Y, sobre todo, cuando un país va dejando de funcionar es porque quien lo gobierna está interesado, o distraído, con otras cosas. Siempre relacionadas, claro, con ese acaparamiento del poder, que hace que el grupo dominante ocupe cada vez más parcelas institucionales, ceda cada vez más influencia a las exigencias de los amigos (o socios, aunque no sean tan amigos) y escatime presencia a los enemigos (porque la oposición, o los simplemente críticos, se han convertido en enemigos).
Así, poco a poco los inmigrantes llegan más desordenadamente, los trenes se retrasan sin control (eso, en el mejor de los casos), las infraestructuras se agrietan, la planificación se convierte en caos. Y una riada es el apocalipsis. Creo que haríamos mal, y me refiero al Gobierno, o a los gobiernos, a las oposiciones, a la ciudadanía que debería estar constituida en sociedad civil, si no nos parásemos a reflexionar ante una tragedia que ha conmovido, espero, nuestros corazones y lleva a nuestros cerebros a pensar que algo está aquí marchando regular, por decir lo menos.
Pues claro que España es un gran país, atractivo, destino de docenas de millones de visitantes, con muchas cualidades privilegiadas y en el que las grandes cifras económicas no van mal, aunque cosa diferente sea su distribución. Un gran país lleno de gentes laboriosas, competentes, capaces de sobrellevar el sufrimiento hasta límites indecibles y de soportar, también hasta límites indeseables, que quienes se arrogan su representación las tomen por tontas: la mentira, las 'operaciones de camuflaje e imagen' están a la orden del día. Sí, es este un país ejemplar que, sin embargo, no tiene leyes adecuadas para defenderlo, comenzando por una Constitución que se incumple sistemáticamente y que no queda otro remedio que reformar ya; pero ¿quién le pone el cascabel a ese gato?.
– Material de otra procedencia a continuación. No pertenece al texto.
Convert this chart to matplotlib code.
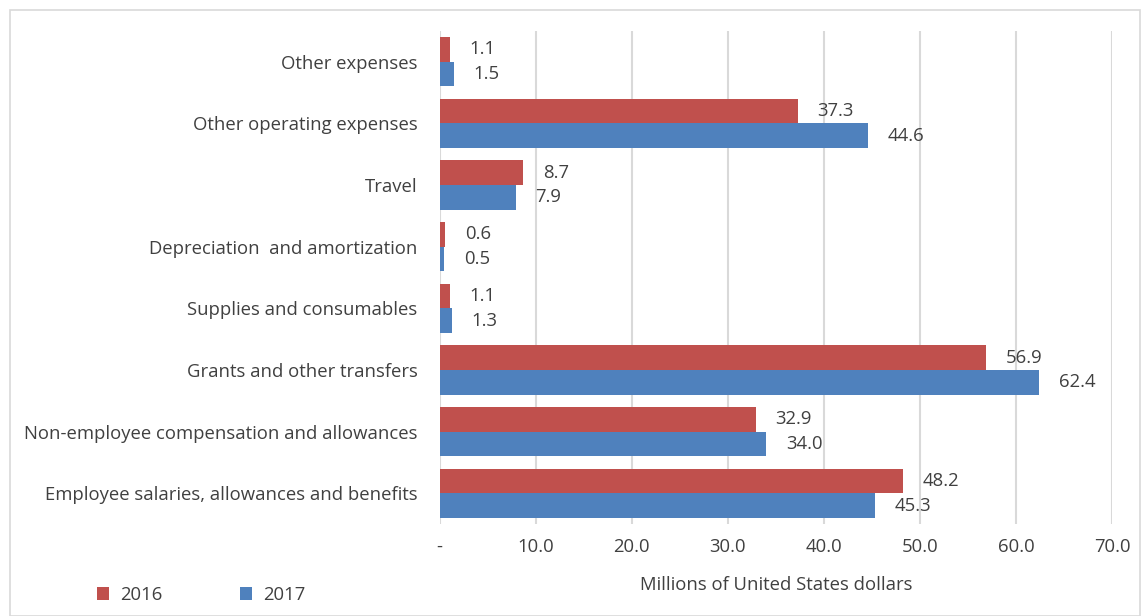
import numpy as np
import matplotlib.pyplot as plt
from matplotlib.patches import Rectangle

categories = ["Employee salaries, allowances and benefits",
              "Non-employee compensation and allowances",
              "Grants and other transfers",
              "Supplies and consumables",
              "Depreciation  and amortization",
              "Travel",
              "Other operating expenses",
              "Other expenses"]
vals_2016 = [48.2, 32.9, 56.9, 1.1, 0.6, 8.7, 37.3, 1.1]
vals_2017 = [45.3, 34.0, 62.4, 1.3, 0.5, 7.9, 44.6, 1.5]
xticks = [0, 10, 20, 30, 40, 50, 60, 70]
xtick_labels = ["-", "10.0", "20.0", "30.0", "40.0", "50.0", "60.0", "70.0"]

red = '#C0504D'
blue = '#4F81BD'
txt = '#404040'
fs = 13.3
plt.rcParams['font.family'] = ['Open Sans', 'DejaVu Sans']

fig = plt.figure(figsize=(11.42, 6.16), dpi=100)
ax = fig.add_axes([0.385, 0.149, 0.589, 0.801])

y = np.arange(len(categories))
h = 0.4
b16 = ax.barh(y + h / 2, vals_2016, h, color=red, label='2016')
b17 = ax.barh(y - h / 2, vals_2017, h, color=blue, label='2017')

for bars, vals in ((b16, vals_2016), (b17, vals_2017)):
    for bar, v in zip(bars, vals):
        ax.annotate(f"{v:.1f}", (v, bar.get_y() + bar.get_height() / 2),
                    xytext=(14, 0), textcoords='offset points',
                    va='center', ha='left', fontsize=fs, color=txt)

ax.set_xlim(0, 70)
ax.set_ylim(-0.5, 7.5)
ax.set_xticks(xticks)
ax.set_xticklabels(xtick_labels, fontsize=fs, color=txt)
ax.set_yticks(y)
ax.set_yticklabels(categories, fontsize=fs, color=txt)
ax.tick_params(length=0)
ax.tick_params(axis='y', pad=16)
ax.tick_params(axis='x', pad=10)
ax.xaxis.grid(True, color='#D9D9D9', linewidth=1.5)
ax.set_axisbelow(True)
for s in ax.spines.values():
    s.set_visible(False)
ax.set_xlabel("Millions of United States dollars", fontsize=fs, color=txt, labelpad=14)

fig.legend(handles=[b16, b17], loc='center left', bbox_to_anchor=(0.07, 0.034),
           ncol=2, frameon=False, fontsize=fs, handlelength=0.65, handleheight=0.65,
           columnspacing=4.2, handletextpad=0.6, labelcolor=txt)

fig.patches.append(Rectangle((10 / 1142, 0), 1 - 12 / 1142, 1 - 10 / 616,
                             transform=fig.transFigure, fill=False,
                             edgecolor='#D9D9D9', linewidth=1.2))

fig.savefig('out.png', dpi=100)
La frase que más estoy escuchando estos días, y que hace unas horas repetíamos espontáneamente varios tertulianos radiofónicos es: 'pero ¿qué más tiene que pasar para que aquí alguien empiece a cambiar pautas de conducta y se dé cuenta de que este afán de pervivencia en la alfombra roja de la política acabará destrozándole y, por cierto, destrozándonos a todos?'. Pues nada: toca repetir una vez más esa ya manida pregunta, a la que nadie responde.